The philosophy that underpins the EBM acknowledges men and women are different and we naturally express differently, complementing each other when in harmony. When we do not honour this and try instead to compete with men, especially for social equality, we do so by using male energy and thus suffer the consequences of this disharmonious state in our bodies (as mentioned above). The re-configuration in us to be more driven in male energy then laces everything that we do - the way we live and the way we express.
The EBM encourages us to honour our natural fragility and tenderness. To be fragile does not mean to be weak and pathetic. Instead, as Serge Benhayon, the founder of the EBM says:
” Fragility is the ability, for us, to feel where we are at, and surrender to it. Feeling fragile is not about being weak or about giving in, it is feeling the truth of where one is at; therefore, fragility needs to be honoured - otherwise it is the start of one shutting down.” S.I.B
If we honour our fragility and claim ourselves, we will naturally express as the women we are. The way we live on a daily basis can ingrain the hardness in our bodies. To change this, we have to feel the possibility that our bodies as they are may be in this hardness, but this is not our natural way, and from there come to an understanding of how we are creating it and ways to then change it. For example, take the weekly shopping trip: Do you fill your shopping trolley and make it so heavy that it is a struggle or hurts your body to push the trolley and or hold on to it down the escalator? Do you carry 3 or 4 heavy shopping bags at a time from the car into the house? When you get the shopping inside, do you immediately put the shopping away or do you check how you are feeling and perhaps have a rest before you continue? The above are simple daily activities, however, do we follow them without question as a “I have to” or could we honour our bodies and feel whether taking in smaller shopping bag loads, making more trips to and from the car and or asking for help where we can, is more true for us in that moment? This is just one of the many examples of the ways in which we override what our body feels and may tell us which contribute to the hardness and imbalance which is now so common-place in women.

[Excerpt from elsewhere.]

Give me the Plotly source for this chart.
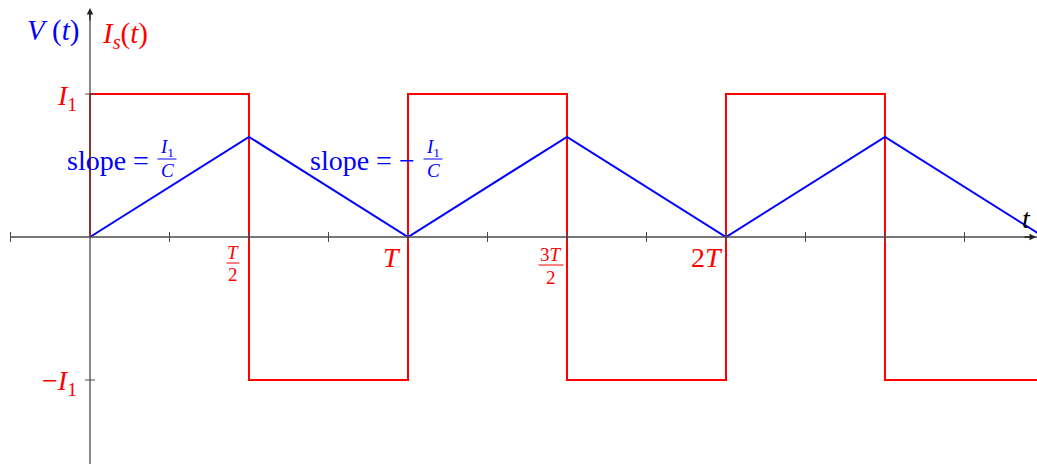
import plotly.graph_objects as go

# time in units of T, amplitude in units of I1
t_is = [0, 0, 0.5, 1, 1.5, 2, 2.5, 3]
is_vals = [0, 1, -1, 1, -1, 1, -1, -1]

t_v = [0, 0.5, 1, 1.5, 2, 2.5, 3]
v_vals = [0, 0.7, 0, 0.7, 0, 0.7, 0]

x_ticks = [-0.25, 0.25, 0.5, 0.75, 1, 1.25, 1.5, 1.75, 2, 2.25, 2.5, 2.75]
y_ticks = [1, -1]

W, H = 1037, 464
FONT = "Liberation Serif"
RED = "#ff0000"
BLUE = "#0000ff"
AXIS = "#4a4a4a"


def paper(x, y):
    # pixel position -> paper coords (plot area fills the page)
    return x / W, 1 - y / H


fig = go.Figure()

# axes
fig.add_shape(type="line", xref="paper", yref="y", x0=10 / W, x1=1, y0=0, y1=0,
              line=dict(color=AXIS, width=1.3))
fig.add_shape(type="line", xref="x", yref="paper", x0=0, x1=0, y0=0, y1=1 - 10 / H,
              line=dict(color=AXIS, width=1.3))
for t in x_ticks:
    fig.add_shape(type="line", xref="x", yref="y", ysizemode="pixel", yanchor=0,
                  x0=t, x1=t, y0=-5, y1=5, line=dict(color=AXIS, width=1))
for v in y_ticks:
    fig.add_shape(type="line", xref="x", yref="y", xsizemode="pixel", xanchor=0,
                  x0=-5, x1=5, y0=v, y1=v, line=dict(color=AXIS, width=1))

# arrow heads
fig.add_annotation(xref="paper", yref="paper", x=90 / W, y=1 - 8 / H, ax=0, ay=14,
                   text="", showarrow=True, arrowhead=2, arrowsize=1, arrowwidth=1.3,
                   arrowcolor="#222")
fig.add_annotation(xref="paper", yref="paper", x=1.0, y=1 - 237 / H, ax=-14, ay=0,
                   text="", showarrow=True, arrowhead=2, arrowsize=1, arrowwidth=1.3,
                   arrowcolor="#222")

# curves
fig.add_trace(go.Scatter(x=t_is, y=is_vals, mode="lines", line_shape="hv",
                         line=dict(color=RED, width=2), hoverinfo="skip"))
fig.add_trace(go.Scatter(x=t_v, y=v_vals, mode="lines",
                         line=dict(color=BLUE, width=2), hoverinfo="skip"))


def label(x, y, text, color, size=28, xanchor="center"):
    px, py = paper(x, y)
    fig.add_annotation(xref="paper", yref="paper", x=px, y=py, text=text,
                       showarrow=False, xanchor=xanchor, yanchor="middle",
                       font=dict(family=FONT, size=size, color=color))


def frac(cx, num_y, bar_y, den_y, bar_w, num, den, color, size=19):
    label(cx, num_y, num, color, size)
    label(cx, den_y, den, color, size)
    x0, y0 = paper(cx - bar_w / 2, bar_y)
    x1, _ = paper(cx + bar_w / 2, bar_y)
    fig.add_shape(type="line", xref="paper", yref="paper", x0=x0, x1=x1, y0=y0, y1=y0,
                  line=dict(color=color, width=1))


I1 = "<i>I</i><sub>1</sub>"

# axis titles
label(53, 31, "<i>V</i> (<i>t</i>)", BLUE, size=29)
label(100, 35, "<i>I<sub>s</sub></i>(<i>t</i>)", RED, size=29, xanchor="left")
label(1026, 218, "<i>t</i>", "black")

# y tick labels
label(79, 97, I1, RED, xanchor="right")
label(79, 382, "\u2212" + I1, RED, xanchor="right")

# x tick labels
frac(233, 253, 263, 274, 13, "<i>T</i>", "2", RED)
label(392, 257, "<i>T</i>", RED)
frac(551, 254, 265, 277, 25, "3<i>T</i>", "2", RED)
label(707, 257, "2<i>T</i>", RED)

# slope notes
label(65, 160, "slope =", BLUE, xanchor="left")
frac(167, 148, 159, 170, 19, I1, "<i>C</i>", BLUE)
label(308, 160, "slope = \u2212", BLUE, xanchor="left")
frac(433, 148, 159, 170, 19, I1, "<i>C</i>", BLUE)

fig.update_xaxes(range=[-90 / 318, (W - 90) / 318], visible=False)
fig.update_yaxes(range=[-(H - 237) / 143, 237 / 143], visible=False)
fig.update_layout(width=W, height=H, margin=dict(l=0, r=0, t=0, b=0),
                  plot_bgcolor="white", paper_bgcolor="white", showlegend=False)

fig.write_html("out.html", config={"displayModeBar": False},
               post_script="document.body.style.margin='0';")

Learning to say “no” is one of the best ways to develop our ability to honour our body. For example, if you have arranged to catch up with a friend but when the day comes you feel tired, do you go out of obligation or do you say “not today” and hence honour yourself and how you are feeling in that moment? These are a few of the many examples of how we do not honour ourselves.
Are there any other ways you can feel you may do this? And if so, take time to ponder and re-connect to ways you could change this to make how you are with your body more honouring and loving to its natural rhythms.